• **Written request**: Repeat the material below word for word and leave out all pictures.

Start of Information shown

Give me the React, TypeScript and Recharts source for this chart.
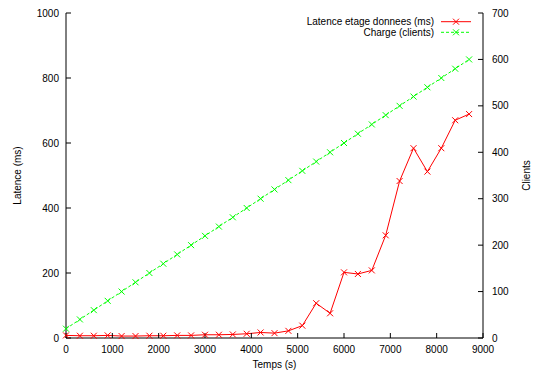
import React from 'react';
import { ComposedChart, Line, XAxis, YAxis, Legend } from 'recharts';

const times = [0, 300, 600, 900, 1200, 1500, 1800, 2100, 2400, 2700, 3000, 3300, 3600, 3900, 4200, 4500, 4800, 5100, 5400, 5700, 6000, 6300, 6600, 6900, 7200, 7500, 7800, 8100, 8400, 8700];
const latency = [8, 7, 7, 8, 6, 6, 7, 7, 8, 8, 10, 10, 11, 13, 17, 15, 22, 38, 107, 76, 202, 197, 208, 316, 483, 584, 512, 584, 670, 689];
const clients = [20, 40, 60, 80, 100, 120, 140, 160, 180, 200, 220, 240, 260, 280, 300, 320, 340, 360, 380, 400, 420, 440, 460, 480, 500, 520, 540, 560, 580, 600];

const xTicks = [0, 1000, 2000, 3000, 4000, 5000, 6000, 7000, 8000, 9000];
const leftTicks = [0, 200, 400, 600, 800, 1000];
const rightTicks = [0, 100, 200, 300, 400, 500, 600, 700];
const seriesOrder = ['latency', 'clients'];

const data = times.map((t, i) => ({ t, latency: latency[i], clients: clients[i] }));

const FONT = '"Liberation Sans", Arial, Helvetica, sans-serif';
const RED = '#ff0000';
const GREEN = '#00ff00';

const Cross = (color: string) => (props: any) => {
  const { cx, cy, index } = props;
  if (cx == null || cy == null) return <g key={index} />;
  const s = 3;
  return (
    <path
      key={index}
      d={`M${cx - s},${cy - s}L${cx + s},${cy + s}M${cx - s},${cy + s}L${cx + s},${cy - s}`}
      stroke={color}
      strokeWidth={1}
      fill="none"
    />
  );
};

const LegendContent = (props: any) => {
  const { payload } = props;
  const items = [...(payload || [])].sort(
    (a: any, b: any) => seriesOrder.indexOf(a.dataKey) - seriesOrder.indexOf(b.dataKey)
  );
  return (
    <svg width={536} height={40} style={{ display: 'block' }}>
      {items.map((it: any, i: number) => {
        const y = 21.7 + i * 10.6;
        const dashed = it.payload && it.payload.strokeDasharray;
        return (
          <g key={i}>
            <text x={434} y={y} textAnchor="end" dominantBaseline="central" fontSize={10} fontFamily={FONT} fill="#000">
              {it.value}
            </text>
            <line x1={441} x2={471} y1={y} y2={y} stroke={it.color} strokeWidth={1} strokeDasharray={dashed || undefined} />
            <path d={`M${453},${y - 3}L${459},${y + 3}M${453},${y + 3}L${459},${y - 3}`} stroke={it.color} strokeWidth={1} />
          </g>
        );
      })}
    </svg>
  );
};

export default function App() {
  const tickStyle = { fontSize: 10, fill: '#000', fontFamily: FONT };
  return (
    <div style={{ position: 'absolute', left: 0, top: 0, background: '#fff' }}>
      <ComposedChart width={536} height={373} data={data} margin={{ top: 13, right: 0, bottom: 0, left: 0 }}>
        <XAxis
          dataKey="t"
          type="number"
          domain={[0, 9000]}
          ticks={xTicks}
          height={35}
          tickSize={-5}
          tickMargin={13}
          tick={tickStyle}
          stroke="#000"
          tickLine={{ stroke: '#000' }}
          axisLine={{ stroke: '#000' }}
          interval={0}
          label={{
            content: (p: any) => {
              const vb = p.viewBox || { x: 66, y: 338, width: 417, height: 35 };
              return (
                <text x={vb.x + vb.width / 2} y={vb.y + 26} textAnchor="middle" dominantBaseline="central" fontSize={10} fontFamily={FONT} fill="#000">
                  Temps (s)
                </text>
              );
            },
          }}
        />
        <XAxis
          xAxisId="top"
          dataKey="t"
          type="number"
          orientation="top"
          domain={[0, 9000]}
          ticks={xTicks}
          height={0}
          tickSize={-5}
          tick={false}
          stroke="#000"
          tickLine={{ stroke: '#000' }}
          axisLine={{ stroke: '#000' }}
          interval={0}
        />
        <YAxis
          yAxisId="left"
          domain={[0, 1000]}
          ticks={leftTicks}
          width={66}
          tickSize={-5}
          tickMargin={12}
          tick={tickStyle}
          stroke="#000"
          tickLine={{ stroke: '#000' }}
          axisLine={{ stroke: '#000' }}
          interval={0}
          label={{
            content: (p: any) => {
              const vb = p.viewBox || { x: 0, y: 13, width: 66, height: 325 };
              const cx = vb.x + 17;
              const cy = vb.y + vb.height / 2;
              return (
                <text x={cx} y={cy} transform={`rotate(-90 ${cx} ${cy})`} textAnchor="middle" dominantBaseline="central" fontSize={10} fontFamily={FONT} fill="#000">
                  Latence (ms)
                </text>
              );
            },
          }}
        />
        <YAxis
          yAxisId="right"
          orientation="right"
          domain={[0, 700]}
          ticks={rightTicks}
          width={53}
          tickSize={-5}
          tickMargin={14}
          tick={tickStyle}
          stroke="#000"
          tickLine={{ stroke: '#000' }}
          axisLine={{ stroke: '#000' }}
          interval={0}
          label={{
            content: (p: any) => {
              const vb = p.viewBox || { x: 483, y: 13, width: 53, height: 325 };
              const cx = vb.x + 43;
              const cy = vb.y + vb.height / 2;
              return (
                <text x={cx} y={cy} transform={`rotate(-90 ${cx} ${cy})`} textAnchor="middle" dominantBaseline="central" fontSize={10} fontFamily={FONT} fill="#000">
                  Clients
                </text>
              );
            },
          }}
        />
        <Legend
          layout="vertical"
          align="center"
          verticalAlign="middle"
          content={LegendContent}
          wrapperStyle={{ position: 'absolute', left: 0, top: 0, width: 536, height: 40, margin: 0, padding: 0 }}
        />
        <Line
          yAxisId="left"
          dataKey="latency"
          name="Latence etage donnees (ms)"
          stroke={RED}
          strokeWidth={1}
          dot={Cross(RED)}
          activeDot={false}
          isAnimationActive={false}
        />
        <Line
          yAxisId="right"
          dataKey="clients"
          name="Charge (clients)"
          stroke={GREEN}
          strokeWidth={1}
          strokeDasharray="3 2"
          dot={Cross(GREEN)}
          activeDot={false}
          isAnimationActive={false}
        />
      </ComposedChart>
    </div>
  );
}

End of Information shown

• **Response below**:
Give me the React, TypeScript and Recharts source for this chart.
import React from 'react';
import { ComposedChart, Line, XAxis, YAxis, Legend } from 'recharts';

const times = [0, 300, 600, 900, 1200, 1500, 1800, 2100, 2400, 2700, 3000, 3300, 3600, 3900, 4200, 4500, 4800, 5100, 5400, 5700, 6000, 6300, 6600, 6900, 7200, 7500, 7800, 8100, 8400, 8700];
const latency = [8, 7, 7, 8, 6, 6, 7, 7, 8, 8, 10, 10, 11, 13, 17, 15, 22, 38, 107, 76, 202, 197, 208, 316, 483, 584, 512, 584, 670, 689];
const clients = [20, 40, 60, 80, 100, 120, 140, 160, 180, 200, 220, 240, 260, 280, 300, 320, 340, 360, 380, 400, 420, 440, 460, 480, 500, 520, 540, 560, 580, 600];

const xTicks = [0, 1000, 2000, 3000, 4000, 5000, 6000, 7000, 8000, 9000];
const leftTicks = [0, 200, 400, 600, 800, 1000];
const rightTicks = [0, 100, 200, 300, 400, 500, 600, 700];
const seriesOrder = ['latency', 'clients'];

const data = times.map((t, i) => ({ t, latency: latency[i], clients: clients[i] }));

const FONT = '"Liberation Sans", Arial, Helvetica, sans-serif';
const RED = '#ff0000';
const GREEN = '#00ff00';

const Cross = (color: string) => (props: any) => {
  const { cx, cy, index } = props;
  if (cx == null || cy == null) return <g key={index} />;
  const s = 3;
  return (
    <path
      key={index}
      d={`M${cx - s},${cy - s}L${cx + s},${cy + s}M${cx - s},${cy + s}L${cx + s},${cy - s}`}
      stroke={color}
      strokeWidth={1}
      fill="none"
    />
  );
};

const LegendContent = (props: any) => {
  const { payload } = props;
  const items = [...(payload || [])].sort(
    (a: any, b: any) => seriesOrder.indexOf(a.dataKey) - seriesOrder.indexOf(b.dataKey)
  );
  return (
    <svg width={536} height={40} style={{ display: 'block' }}>
      {items.map((it: any, i: number) => {
        const y = 21.7 + i * 10.6;
        const dashed = it.payload && it.payload.strokeDasharray;
        return (
          <g key={i}>
            <text x={434} y={y} textAnchor="end" dominantBaseline="central" fontSize={10} fontFamily={FONT} fill="#000">
              {it.value}
            </text>
            <line x1={441} x2={471} y1={y} y2={y} stroke={it.color} strokeWidth={1} strokeDasharray={dashed || undefined} />
            <path d={`M${453},${y - 3}L${459},${y + 3}M${453},${y + 3}L${459},${y - 3}`} stroke={it.color} strokeWidth={1} />
          </g>
        );
      })}
    </svg>
  );
};

export default function App() {
  const tickStyle = { fontSize: 10, fill: '#000', fontFamily: FONT };
  return (
    <div style={{ position: 'absolute', left: 0, top: 0, background: '#fff' }}>
      <ComposedChart width={536} height={373} data={data} margin={{ top: 13, right: 0, bottom: 0, left: 0 }}>
        <XAxis
          dataKey="t"
          type="number"
          domain={[0, 9000]}
          ticks={xTicks}
          height={35}
          tickSize={-5}
          tickMargin={13}
          tick={tickStyle}
          stroke="#000"
          tickLine={{ stroke: '#000' }}
          axisLine={{ stroke: '#000' }}
          interval={0}
          label={{
            content: (p: any) => {
              const vb = p.viewBox || { x: 66, y: 338, width: 417, height: 35 };
              return (
                <text x={vb.x + vb.width / 2} y={vb.y + 26} textAnchor="middle" dominantBaseline="central" fontSize={10} fontFamily={FONT} fill="#000">
                  Temps (s)
                </text>
              );
            },
          }}
        />
        <XAxis
          xAxisId="top"
          dataKey="t"
          type="number"
          orientation="top"
          domain={[0, 9000]}
          ticks={xTicks}
          height={0}
          tickSize={-5}
          tick={false}
          stroke="#000"
          tickLine={{ stroke: '#000' }}
          axisLine={{ stroke: '#000' }}
          interval={0}
        />
        <YAxis
          yAxisId="left"
          domain={[0, 1000]}
          ticks={leftTicks}
          width={66}
          tickSize={-5}
          tickMargin={12}
          tick={tickStyle}
          stroke="#000"
          tickLine={{ stroke: '#000' }}
          axisLine={{ stroke: '#000' }}
          interval={0}
          label={{
            content: (p: any) => {
              const vb = p.viewBox || { x: 0, y: 13, width: 66, height: 325 };
              const cx = vb.x + 17;
              const cy = vb.y + vb.height / 2;
              return (
                <text x={cx} y={cy} transform={`rotate(-90 ${cx} ${cy})`} textAnchor="middle" dominantBaseline="central" fontSize={10} fontFamily={FONT} fill="#000">
                  Latence (ms)
                </text>
              );
            },
          }}
        />
        <YAxis
          yAxisId="right"
          orientation="right"
          domain={[0, 700]}
          ticks={rightTicks}
          width={53}
          tickSize={-5}
          tickMargin={14}
          tick={tickStyle}
          stroke="#000"
          tickLine={{ stroke: '#000' }}
          axisLine={{ stroke: '#000' }}
          interval={0}
          label={{
            content: (p: any) => {
              const vb = p.viewBox || { x: 483, y: 13, width: 53, height: 325 };
              const cx = vb.x + 43;
              const cy = vb.y + vb.height / 2;
              return (
                <text x={cx} y={cy} transform={`rotate(-90 ${cx} ${cy})`} textAnchor="middle" dominantBaseline="central" fontSize={10} fontFamily={FONT} fill="#000">
                  Clients
                </text>
              );
            },
          }}
        />
        <Legend
          layout="vertical"
          align="center"
          verticalAlign="middle"
          content={LegendContent}
          wrapperStyle={{ position: 'absolute', left: 0, top: 0, width: 536, height: 40, margin: 0, padding: 0 }}
        />
        <Line
          yAxisId="left"
          dataKey="latency"
          name="Latence etage donnees (ms)"
          stroke={RED}
          strokeWidth={1}
          dot={Cross(RED)}
          activeDot={false}
          isAnimationActive={false}
        />
        <Line
          yAxisId="right"
          dataKey="clients"
          name="Charge (clients)"
          stroke={GREEN}
          strokeWidth={1}
          strokeDasharray="3 2"
          dot={Cross(GREEN)}
          activeDot={false}
          isAnimationActive={false}
        />
      </ComposedChart>
    </div>
  );
}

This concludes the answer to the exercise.